Para ello, este viejo partido tendría que haber buscado una alianza con los segmentos más evolucionados de la sociedad, esos que están insatisfechos con el PAN, pero también desconfían del populismo de López Obrador.
Eso no parece estar ocurriendo: el barniz de frescura que parecía aportar Peña Nieto se muestra demasiado delgado y la vieja madera apolillada y podrida se asoma aquí y allá. La sociedad mexicana del incipiente siglo XXI puede castigar al PRI no tanto por su incapacidad para cambiar, sino por su torpe y fallida insistencia en el engaño.
Botepronto
Los priistas estaban agazapados tras el hartazgo de la mayoría de los mexicanos y una parte apreciable de los guanajuatenses, con las ineficacias y la rápida corrupción del panismo.
Sin embargo ya están saltando a la escena para mostrarnos que nada ha cambiado, que vienen por la revancha y a despacharse con la cuchara grande.
Sólo hay que ver al presidente municipal de Villagrán, Hugo García Carmona, modesto en sus argumentos aunque no en sus pretensiones, defendiendo el capricho de haberse comprado un Jaguar 2006 como vehículo oficial.
Tras el robo de la Suburban que empleaba para sus traslados, en un asalto a mano armada, ahora el edil decide desafiar a la delincuencia con un vehículo que, más allá de su vida útil, es sinónimo de ostentación.
Pero, además, en sus aclaraciones dice no recordar si la compró en Celaya o en Apaseo el Grande y asegura que sólo le costó 225 mil pesos, lo que le generó un ahorro considerable. Bueno, por lo menos de algo se acuerda.

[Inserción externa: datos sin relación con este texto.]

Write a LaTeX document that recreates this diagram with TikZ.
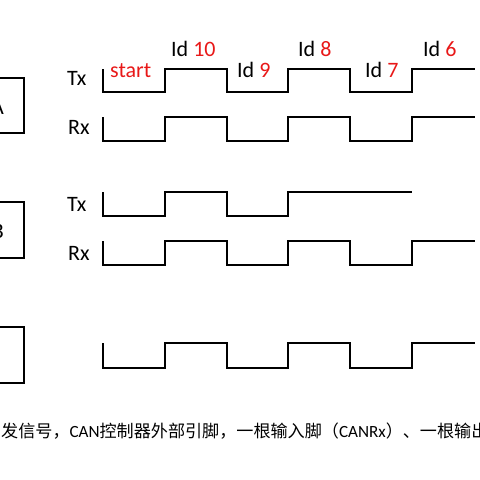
\documentclass[tikz,border=0pt]{standalone}
\usepackage{fontspec}
\setmainfont{Carlito}
\newfontfamily\cjk{Noto Sans CJK SC}
\definecolor{idred}{RGB}{232,24,24}
\begin{document}
\begin{tikzpicture}[x=1pt,y=-1pt,
  wave/.style={line width=2pt,line join=miter,line cap=butt,black},
  box/.style={line width=2.4pt,black},
  lbl/.style={anchor=base west,inner sep=0pt,font=\fontsize{22}{24}\selectfont},
  idn/.style={text=idred}]
\useasboundingbox (0,0) rectangle (480,480);
% boxes
\draw[box] (-40,78) rectangle (24,133);
\draw[box] (-40,202) rectangle (24,258);
\draw[box] (-40,327) rectangle (24,383);
\node[lbl,anchor=base east] (la) at (4,114) {A};
\node[lbl,anchor=base east] (lb) at (4,238) {B};
% labels
\node[lbl] (tx1) at (67,85) {Tx};
\node[lbl] (rx1) at (68,134) {Rx};
\node[lbl] (tx2) at (67,211) {Tx};
\node[lbl] (rx2) at (68,260) {Rx};
\node[lbl,idn] (st) at (110,77.7) {start};
\node[lbl] (i10) at (171,56.5) {Id \textcolor{idred}{10}};
\node[lbl] (i9) at (237,77.7) {Id \textcolor{idred}{9}};
\node[lbl] (i8) at (298,56) {Id \textcolor{idred}{8}};
\node[lbl] (i7) at (365,77.7) {Id \textcolor{idred}{7}};
\node[lbl] (i6) at (423,56) {Id \textcolor{idred}{6}};
% A Tx
\draw[wave] (103,69) -- (103,92) -- (165,92) -- (165,69) -- (227,69) -- (227,92) -- (288,92) -- (288,69) -- (350,69) -- (350,92) -- (412,92) -- (412,69) -- (475,69);
% A Rx
\draw[wave] (103,117) -- (103,141) -- (165,141) -- (165,117) -- (227,117) -- (227,141) -- (288,141) -- (288,117) -- (350,117) -- (350,141) -- (412,141) -- (412,117) -- (475,117);
% B Tx
\draw[wave] (103,192) -- (103,216) -- (165,216) -- (165,192) -- (227,192) -- (227,216) -- (288,216) -- (288,192) -- (412,192);
% B Rx
\draw[wave] (103,241) -- (103,265) -- (165,265) -- (165,241) -- (227,241) -- (227,265) -- (288,265) -- (288,241) -- (350,241) -- (350,265) -- (412,265) -- (412,241) -- (475,241);
% C
\draw[wave] (103,343) -- (103,368) -- (165,368) -- (165,343) -- (227,343) -- (227,368) -- (288,368) -- (288,343) -- (350,343) -- (350,368) -- (412,368) -- (412,343) -- (475,343);
% caption
\node[anchor=base west,inner sep=0pt,font=\fontsize{17.1}{18}\selectfont] (cap) at (1,437)
 {{\cjk 发信号，}CAN{\cjk 控制器外部引脚，一根输入脚（}CANRx{\cjk ）、一根输出}};
\end{tikzpicture}
\end{document}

Habrá que preguntarle a este adalid de la austeridad pública si en ese vehículo va a transitar por las brechas de algunas de las comunidades rurales que reclaman su presencia y también, ¿qué va a hacer en la primera reparación que deba practicarle al vehículo? Da la casualidad de que las piezas importadas pueden llegar a costarle tanto como lo que pagó por él.
Por lo pronto, lo único sensato que parece haber hecho esto funcionario, ya famoso a nivel nacional y en las redes sociales, es pedir la bendición para su nueva unidad, pues seguramente va a necesitar intercesiones divinas para superar el trance y sus consecuencias.